For over twenty years, Ellen's Stardust Diner was merely an innocent '50s-style diner where the waitstaff could kill time between auditions and gigs by serenading visiting tourists as they sipped on milkshakes and ate burgers. But with a new management regime making changes the staff doesn't like, things have taken a turn towards a less-beloved '50s standby: a union organizing campaign!
According to the New York Times, employees of Ellen's have organized a union in response to mass firings and scheduling changes that affect their theater careers. They haven't taken to singing "The Internationale" just yet, but they have added the equally-forceful Twisted Sister classic "We're Not Gonna Take It" to their musical repertoire.
Frustrated employees told that paper that over the last eight months, a new management team instituted changes (like a new scheduling system) that prevents them from switching shifts to go to auditions.
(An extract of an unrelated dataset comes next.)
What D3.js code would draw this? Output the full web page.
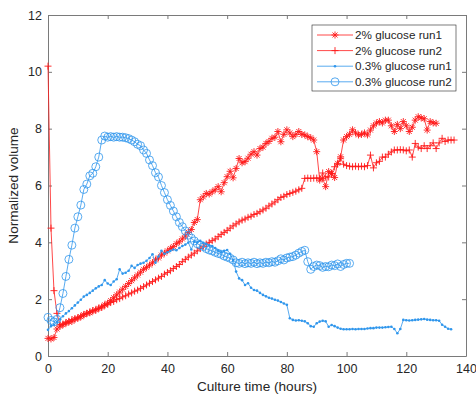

With less job security (at least 30 of their colleagues have been fired) and a more opaque disciplinary system, they were inspired to organize a union, Stardust Family United. In addition to higher wages for non-tipped employees, the servers are hoping they can return to a job guarantee that allowed them to leave to perform in shows and then come back to their job when the performance was done.
For his part, owner Ken Sturm told the Times the complaints came as news to him, but they would be addressed. "[T]hat they would have to do something like this is kind of sad, and I feel bad for them," he also told the paper.